- The exercise -
Your task is to transcribe the data in full.

- Supplied material -

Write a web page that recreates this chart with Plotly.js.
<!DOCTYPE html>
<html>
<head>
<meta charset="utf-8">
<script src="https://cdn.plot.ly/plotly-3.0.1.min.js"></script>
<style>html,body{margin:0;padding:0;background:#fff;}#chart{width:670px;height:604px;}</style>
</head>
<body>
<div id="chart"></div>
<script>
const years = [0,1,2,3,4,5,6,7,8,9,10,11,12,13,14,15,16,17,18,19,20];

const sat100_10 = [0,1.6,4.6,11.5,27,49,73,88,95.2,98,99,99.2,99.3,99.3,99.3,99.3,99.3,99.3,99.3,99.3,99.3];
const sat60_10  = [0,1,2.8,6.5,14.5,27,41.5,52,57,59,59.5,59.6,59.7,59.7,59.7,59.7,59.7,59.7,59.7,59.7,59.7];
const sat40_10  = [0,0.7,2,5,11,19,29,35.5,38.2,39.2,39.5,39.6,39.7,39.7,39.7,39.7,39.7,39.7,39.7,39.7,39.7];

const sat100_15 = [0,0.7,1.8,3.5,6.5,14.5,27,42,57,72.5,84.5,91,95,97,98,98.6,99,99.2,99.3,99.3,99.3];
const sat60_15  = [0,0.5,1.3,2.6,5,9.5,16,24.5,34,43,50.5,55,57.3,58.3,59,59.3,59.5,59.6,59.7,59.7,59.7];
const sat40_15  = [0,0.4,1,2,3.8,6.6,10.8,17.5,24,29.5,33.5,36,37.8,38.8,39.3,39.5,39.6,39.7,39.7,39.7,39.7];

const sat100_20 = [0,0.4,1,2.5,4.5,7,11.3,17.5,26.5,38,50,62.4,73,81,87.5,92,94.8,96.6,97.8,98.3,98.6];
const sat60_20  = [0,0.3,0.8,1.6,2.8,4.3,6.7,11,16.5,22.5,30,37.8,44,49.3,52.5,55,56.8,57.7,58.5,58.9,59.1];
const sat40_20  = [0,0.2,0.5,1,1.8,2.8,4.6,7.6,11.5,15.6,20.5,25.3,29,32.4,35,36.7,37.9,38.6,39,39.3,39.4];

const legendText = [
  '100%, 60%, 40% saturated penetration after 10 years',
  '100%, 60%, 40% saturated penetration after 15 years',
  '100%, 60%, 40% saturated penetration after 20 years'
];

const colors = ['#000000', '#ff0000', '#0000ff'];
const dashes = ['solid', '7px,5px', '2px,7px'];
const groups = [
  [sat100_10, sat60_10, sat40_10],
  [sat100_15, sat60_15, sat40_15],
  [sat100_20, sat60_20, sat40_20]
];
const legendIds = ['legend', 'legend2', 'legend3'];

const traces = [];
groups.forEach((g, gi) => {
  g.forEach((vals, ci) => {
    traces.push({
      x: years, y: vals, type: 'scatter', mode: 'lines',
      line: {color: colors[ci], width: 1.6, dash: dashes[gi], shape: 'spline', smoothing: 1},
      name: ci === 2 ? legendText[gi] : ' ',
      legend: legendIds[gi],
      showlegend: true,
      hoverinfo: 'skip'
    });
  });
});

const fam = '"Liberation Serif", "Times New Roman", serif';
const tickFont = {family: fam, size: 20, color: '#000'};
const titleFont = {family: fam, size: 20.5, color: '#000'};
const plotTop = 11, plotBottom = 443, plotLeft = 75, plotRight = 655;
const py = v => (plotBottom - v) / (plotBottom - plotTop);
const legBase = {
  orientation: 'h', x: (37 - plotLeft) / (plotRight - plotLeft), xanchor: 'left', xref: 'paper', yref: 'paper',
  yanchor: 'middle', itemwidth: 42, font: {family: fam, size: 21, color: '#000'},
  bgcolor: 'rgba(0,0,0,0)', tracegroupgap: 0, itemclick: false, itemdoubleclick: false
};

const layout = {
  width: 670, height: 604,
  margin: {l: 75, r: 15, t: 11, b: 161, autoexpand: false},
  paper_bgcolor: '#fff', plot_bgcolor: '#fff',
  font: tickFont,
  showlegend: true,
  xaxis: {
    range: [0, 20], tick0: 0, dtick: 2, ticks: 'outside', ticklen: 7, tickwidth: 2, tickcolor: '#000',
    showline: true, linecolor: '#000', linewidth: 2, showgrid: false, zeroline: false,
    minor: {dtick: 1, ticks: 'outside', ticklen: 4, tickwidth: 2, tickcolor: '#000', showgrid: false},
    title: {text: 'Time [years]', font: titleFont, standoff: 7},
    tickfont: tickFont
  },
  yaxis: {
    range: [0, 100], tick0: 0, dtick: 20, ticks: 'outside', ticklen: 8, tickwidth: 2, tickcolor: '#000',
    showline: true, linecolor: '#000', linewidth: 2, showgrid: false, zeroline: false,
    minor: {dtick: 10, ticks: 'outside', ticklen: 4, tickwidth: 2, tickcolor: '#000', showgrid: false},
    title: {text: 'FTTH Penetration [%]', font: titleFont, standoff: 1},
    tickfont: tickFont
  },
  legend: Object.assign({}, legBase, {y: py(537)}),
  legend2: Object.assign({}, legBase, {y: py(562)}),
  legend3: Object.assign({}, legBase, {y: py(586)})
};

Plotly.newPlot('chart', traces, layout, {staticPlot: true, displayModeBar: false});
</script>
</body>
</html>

- Full response -
Write a web page that recreates this chart with Plotly.js.
<!DOCTYPE html>
<html>
<head>
<meta charset="utf-8">
<script src="https://cdn.plot.ly/plotly-3.0.1.min.js"></script>
<style>html,body{margin:0;padding:0;background:#fff;}#chart{width:670px;height:604px;}</style>
</head>
<body>
<div id="chart"></div>
<script>
const years = [0,1,2,3,4,5,6,7,8,9,10,11,12,13,14,15,16,17,18,19,20];

const sat100_10 = [0,1.6,4.6,11.5,27,49,73,88,95.2,98,99,99.2,99.3,99.3,99.3,99.3,99.3,99.3,99.3,99.3,99.3];
const sat60_10  = [0,1,2.8,6.5,14.5,27,41.5,52,57,59,59.5,59.6,59.7,59.7,59.7,59.7,59.7,59.7,59.7,59.7,59.7];
const sat40_10  = [0,0.7,2,5,11,19,29,35.5,38.2,39.2,39.5,39.6,39.7,39.7,39.7,39.7,39.7,39.7,39.7,39.7,39.7];

const sat100_15 = [0,0.7,1.8,3.5,6.5,14.5,27,42,57,72.5,84.5,91,95,97,98,98.6,99,99.2,99.3,99.3,99.3];
const sat60_15  = [0,0.5,1.3,2.6,5,9.5,16,24.5,34,43,50.5,55,57.3,58.3,59,59.3,59.5,59.6,59.7,59.7,59.7];
const sat40_15  = [0,0.4,1,2,3.8,6.6,10.8,17.5,24,29.5,33.5,36,37.8,38.8,39.3,39.5,39.6,39.7,39.7,39.7,39.7];

const sat100_20 = [0,0.4,1,2.5,4.5,7,11.3,17.5,26.5,38,50,62.4,73,81,87.5,92,94.8,96.6,97.8,98.3,98.6];
const sat60_20  = [0,0.3,0.8,1.6,2.8,4.3,6.7,11,16.5,22.5,30,37.8,44,49.3,52.5,55,56.8,57.7,58.5,58.9,59.1];
const sat40_20  = [0,0.2,0.5,1,1.8,2.8,4.6,7.6,11.5,15.6,20.5,25.3,29,32.4,35,36.7,37.9,38.6,39,39.3,39.4];

const legendText = [
  '100%, 60%, 40% saturated penetration after 10 years',
  '100%, 60%, 40% saturated penetration after 15 years',
  '100%, 60%, 40% saturated penetration after 20 years'
];

const colors = ['#000000', '#ff0000', '#0000ff'];
const dashes = ['solid', '7px,5px', '2px,7px'];
const groups = [
  [sat100_10, sat60_10, sat40_10],
  [sat100_15, sat60_15, sat40_15],
  [sat100_20, sat60_20, sat40_20]
];
const legendIds = ['legend', 'legend2', 'legend3'];

const traces = [];
groups.forEach((g, gi) => {
  g.forEach((vals, ci) => {
    traces.push({
      x: years, y: vals, type: 'scatter', mode: 'lines',
      line: {color: colors[ci], width: 1.6, dash: dashes[gi], shape: 'spline', smoothing: 1},
      name: ci === 2 ? legendText[gi] : ' ',
      legend: legendIds[gi],
      showlegend: true,
      hoverinfo: 'skip'
    });
  });
});

const fam = '"Liberation Serif", "Times New Roman", serif';
const tickFont = {family: fam, size: 20, color: '#000'};
const titleFont = {family: fam, size: 20.5, color: '#000'};
const plotTop = 11, plotBottom = 443, plotLeft = 75, plotRight = 655;
const py = v => (plotBottom - v) / (plotBottom - plotTop);
const legBase = {
  orientation: 'h', x: (37 - plotLeft) / (plotRight - plotLeft), xanchor: 'left', xref: 'paper', yref: 'paper',
  yanchor: 'middle', itemwidth: 42, font: {family: fam, size: 21, color: '#000'},
  bgcolor: 'rgba(0,0,0,0)', tracegroupgap: 0, itemclick: false, itemdoubleclick: false
};

const layout = {
  width: 670, height: 604,
  margin: {l: 75, r: 15, t: 11, b: 161, autoexpand: false},
  paper_bgcolor: '#fff', plot_bgcolor: '#fff',
  font: tickFont,
  showlegend: true,
  xaxis: {
    range: [0, 20], tick0: 0, dtick: 2, ticks: 'outside', ticklen: 7, tickwidth: 2, tickcolor: '#000',
    showline: true, linecolor: '#000', linewidth: 2, showgrid: false, zeroline: false,
    minor: {dtick: 1, ticks: 'outside', ticklen: 4, tickwidth: 2, tickcolor: '#000', showgrid: false},
    title: {text: 'Time [years]', font: titleFont, standoff: 7},
    tickfont: tickFont
  },
  yaxis: {
    range: [0, 100], tick0: 0, dtick: 20, ticks: 'outside', ticklen: 8, tickwidth: 2, tickcolor: '#000',
    showline: true, linecolor: '#000', linewidth: 2, showgrid: false, zeroline: false,
    minor: {dtick: 10, ticks: 'outside', ticklen: 4, tickwidth: 2, tickcolor: '#000', showgrid: false},
    title: {text: 'FTTH Penetration [%]', font: titleFont, standoff: 1},
    tickfont: tickFont
  },
  legend: Object.assign({}, legBase, {y: py(537)}),
  legend2: Object.assign({}, legBase, {y: py(562)}),
  legend3: Object.assign({}, legBase, {y: py(586)})
};

Plotly.newPlot('chart', traces, layout, {staticPlot: true, displayModeBar: false});
</script>
</body>
</html>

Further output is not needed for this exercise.